Transcribe each line of the material as it is, and drop any picture.
════════
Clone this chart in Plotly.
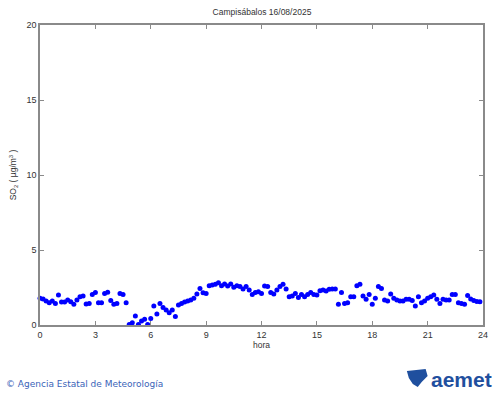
import plotly.graph_objects as go

# SO2 values every 10 minutes (µg/m3), 16/08/2025
hour_values = [
    [1.78, 1.73, 1.60, 1.49, 1.60, 1.44],   # 0h
    [2.00, 1.53, 1.53, 1.67, 1.55, 1.38],   # 1h
    [1.67, 1.89, 1.93, 1.40, 1.44, 2.04],   # 2h
    [2.16, 1.49, 1.49, 2.10, 2.18, 1.64],   # 3h
    [1.38, 1.44, 2.10, 2.04, 1.49, 0.04],   # 4h
    [0.15, 0.60, 0.04, 0.27, 0.38, 0.04],   # 5h
    [0.44, 1.27, 0.73, 1.44, 1.16, 1.00],   # 6h
    [0.82, 1.00, 0.56, 1.33, 1.44, 1.53],   # 7h
    [1.60, 1.67, 1.78, 2.07, 2.44, 2.15],   # 8h
    [2.10, 2.62, 2.67, 2.71, 2.82, 2.62],   # 9h
    [2.73, 2.60, 2.73, 2.51, 2.62, 2.56],   # 10h
    [2.40, 2.56, 2.33, 2.04, 2.16, 2.22],   # 11h
    [2.10, 2.60, 2.56, 2.16, 2.07, 2.33],   # 12h
    [2.56, 2.71, 2.40, 1.89, 1.93, 2.10],   # 13h
    [1.84, 2.04, 1.89, 2.04, 2.16, 2.04],   # 14h
    [2.00, 2.29, 2.33, 2.27, 2.38, 2.40],   # 15h
    [2.40, 1.38, 2.16, 1.44, 1.49, 1.89],   # 16h
    [1.89, 2.62, 2.71, 1.93, 1.71, 2.04],   # 17h
    [1.38, 1.78, 2.56, 2.44, 1.67, 1.60],   # 18h
    [2.07, 1.78, 1.67, 1.60, 1.60, 1.71],   # 19h
    [1.71, 1.64, 1.27, 1.89, 1.49, 1.60],   # 20h
    [1.78, 1.89, 2.00, 1.71, 1.44, 1.71],   # 21h
    [1.67, 1.67, 2.04, 2.04, 1.49, 1.44],   # 22h
    [1.38, 1.96, 1.73, 1.64, 1.56, 1.55],   # 23h
]
so2 = [v for row in hour_values for v in row]
hours = [i / 6 for i in range(len(so2))]

x_ticks = [0, 3, 6, 9, 12, 15, 18, 21, 24]
y_ticks = [0, 5, 10, 15, 20]
title_text = "Campisábalos 16/08/2025"

FONT = "Liberation Sans, Arial, sans-serif"
AX = "#8a8a8a"

fig = go.Figure()
fig.add_trace(go.Scatter(
    x=hours, y=so2, mode="markers",
    marker=dict(color="#0000ff", size=5, line=dict(width=0)),
    cliponaxis=False, showlegend=False,
))

axis_common = dict(
    showgrid=False, zeroline=False, showline=True, linecolor=AX, linewidth=1.5,
    mirror="ticks", ticks="inside", ticklen=4, tickcolor=AX, tickwidth=1,
    tickfont=dict(family=FONT, size=9, color="#333333"),
)

fig.update_layout(
    width=500, height=395,
    margin=dict(l=38, r=14, t=25, b=70),
    paper_bgcolor="white", plot_bgcolor="white",
    title=dict(text=title_text, x=262 / 500, xanchor="center", y=1 - 12 / 395,
               yanchor="middle", font=dict(family=FONT, size=8.5, color="#333333")),
    xaxis=dict(range=[0, 24], tickvals=x_ticks, ticktext=[str(t) for t in x_ticks],
               title=dict(text="hora", font=dict(family=FONT, size=8.5, color="#333333"),
                          standoff=2),
               **axis_common),
    yaxis=dict(range=[0, 20], tickvals=y_ticks, ticktext=[str(t) for t in y_ticks],
               title=dict(text="SO<sub>2</sub> ( µg/m<sup>3</sup> )",
                          font=dict(family=FONT, size=8.5, color="#333333"), standoff=8),
               **axis_common),
)

def px(xp):
    return (xp - 38) / 448

def py(yp):
    return (325 - yp) / 300

# footer: copyright text
fig.add_annotation(
    xref="paper", yref="paper", x=px(2), y=py(384),
    xanchor="left", yanchor="middle", showarrow=False,
    text="© Agencia Estatal de Meteorología",
    font=dict(family="DejaVu Sans, sans-serif", size=9, color="#3a63b8"),
)
# footer: aemet logo text
fig.add_annotation(
    xref="paper", yref="paper", x=px(497), y=py(379),
    xanchor="right", yanchor="middle", showarrow=False,
    text="<b>aemet</b>",
    font=dict(family="Liberation Sans, Arial, sans-serif", size=21, color="#1f4f9e"),
)
# footer: logo icon (rough)
fig.add_shape(type="path", xref="paper", yref="paper",
              path=f"M {px(409)} {py(371)} L {px(428)} {py(369)} L {px(430)} {py(376)} "
                   f"L {px(424)} {py(382)} L {px(420)} {py(387)} L {px(415)} {py(384)} "
                   f"L {px(411)} {py(378)} Z",
              fillcolor="#1f4f9e", line=dict(width=0))

fig.write_html(
    "out.html",
    config={"displayModeBar": False},
    post_script="document.body.style.margin='0';document.body.style.padding='0';"
                "document.body.style.overflow='hidden';",
)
════════
(Solution to this problem):
Clone this chart in Plotly.
import plotly.graph_objects as go

# SO2 values every 10 minutes (µg/m3), 16/08/2025
hour_values = [
    [1.78, 1.73, 1.60, 1.49, 1.60, 1.44],   # 0h
    [2.00, 1.53, 1.53, 1.67, 1.55, 1.38],   # 1h
    [1.67, 1.89, 1.93, 1.40, 1.44, 2.04],   # 2h
    [2.16, 1.49, 1.49, 2.10, 2.18, 1.64],   # 3h
    [1.38, 1.44, 2.10, 2.04, 1.49, 0.04],   # 4h
    [0.15, 0.60, 0.04, 0.27, 0.38, 0.04],   # 5h
    [0.44, 1.27, 0.73, 1.44, 1.16, 1.00],   # 6h
    [0.82, 1.00, 0.56, 1.33, 1.44, 1.53],   # 7h
    [1.60, 1.67, 1.78, 2.07, 2.44, 2.15],   # 8h
    [2.10, 2.62, 2.67, 2.71, 2.82, 2.62],   # 9h
    [2.73, 2.60, 2.73, 2.51, 2.62, 2.56],   # 10h
    [2.40, 2.56, 2.33, 2.04, 2.16, 2.22],   # 11h
    [2.10, 2.60, 2.56, 2.16, 2.07, 2.33],   # 12h
    [2.56, 2.71, 2.40, 1.89, 1.93, 2.10],   # 13h
    [1.84, 2.04, 1.89, 2.04, 2.16, 2.04],   # 14h
    [2.00, 2.29, 2.33, 2.27, 2.38, 2.40],   # 15h
    [2.40, 1.38, 2.16, 1.44, 1.49, 1.89],   # 16h
    [1.89, 2.62, 2.71, 1.93, 1.71, 2.04],   # 17h
    [1.38, 1.78, 2.56, 2.44, 1.67, 1.60],   # 18h
    [2.07, 1.78, 1.67, 1.60, 1.60, 1.71],   # 19h
    [1.71, 1.64, 1.27, 1.89, 1.49, 1.60],   # 20h
    [1.78, 1.89, 2.00, 1.71, 1.44, 1.71],   # 21h
    [1.67, 1.67, 2.04, 2.04, 1.49, 1.44],   # 22h
    [1.38, 1.96, 1.73, 1.64, 1.56, 1.55],   # 23h
]
so2 = [v for row in hour_values for v in row]
hours = [i / 6 for i in range(len(so2))]

x_ticks = [0, 3, 6, 9, 12, 15, 18, 21, 24]
y_ticks = [0, 5, 10, 15, 20]
title_text = "Campisábalos 16/08/2025"

FONT = "Liberation Sans, Arial, sans-serif"
AX = "#8a8a8a"

fig = go.Figure()
fig.add_trace(go.Scatter(
    x=hours, y=so2, mode="markers",
    marker=dict(color="#0000ff", size=5, line=dict(width=0)),
    cliponaxis=False, showlegend=False,
))

axis_common = dict(
    showgrid=False, zeroline=False, showline=True, linecolor=AX, linewidth=1.5,
    mirror="ticks", ticks="inside", ticklen=4, tickcolor=AX, tickwidth=1,
    tickfont=dict(family=FONT, size=9, color="#333333"),
)

fig.update_layout(
    width=500, height=395,
    margin=dict(l=38, r=14, t=25, b=70),
    paper_bgcolor="white", plot_bgcolor="white",
    title=dict(text=title_text, x=262 / 500, xanchor="center", y=1 - 12 / 395,
               yanchor="middle", font=dict(family=FONT, size=8.5, color="#333333")),
    xaxis=dict(range=[0, 24], tickvals=x_ticks, ticktext=[str(t) for t in x_ticks],
               title=dict(text="hora", font=dict(family=FONT, size=8.5, color="#333333"),
                          standoff=2),
               **axis_common),
    yaxis=dict(range=[0, 20], tickvals=y_ticks, ticktext=[str(t) for t in y_ticks],
               title=dict(text="SO<sub>2</sub> ( µg/m<sup>3</sup> )",
                          font=dict(family=FONT, size=8.5, color="#333333"), standoff=8),
               **axis_common),
)

def px(xp):
    return (xp - 38) / 448

def py(yp):
    return (325 - yp) / 300

# footer: copyright text
fig.add_annotation(
    xref="paper", yref="paper", x=px(2), y=py(384),
    xanchor="left", yanchor="middle", showarrow=False,
    text="© Agencia Estatal de Meteorología",
    font=dict(family="DejaVu Sans, sans-serif", size=9, color="#3a63b8"),
)
# footer: aemet logo text
fig.add_annotation(
    xref="paper", yref="paper", x=px(497), y=py(379),
    xanchor="right", yanchor="middle", showarrow=False,
    text="<b>aemet</b>",
    font=dict(family="Liberation Sans, Arial, sans-serif", size=21, color="#1f4f9e"),
)
# footer: logo icon (rough)
fig.add_shape(type="path", xref="paper", yref="paper",
              path=f"M {px(409)} {py(371)} L {px(428)} {py(369)} L {px(430)} {py(376)} "
                   f"L {px(424)} {py(382)} L {px(420)} {py(387)} L {px(415)} {py(384)} "
                   f"L {px(411)} {py(378)} Z",
              fillcolor="#1f4f9e", line=dict(width=0))

fig.write_html(
    "out.html",
    config={"displayModeBar": False},
    post_script="document.body.style.margin='0';document.body.style.padding='0';"
                "document.body.style.overflow='hidden';",
)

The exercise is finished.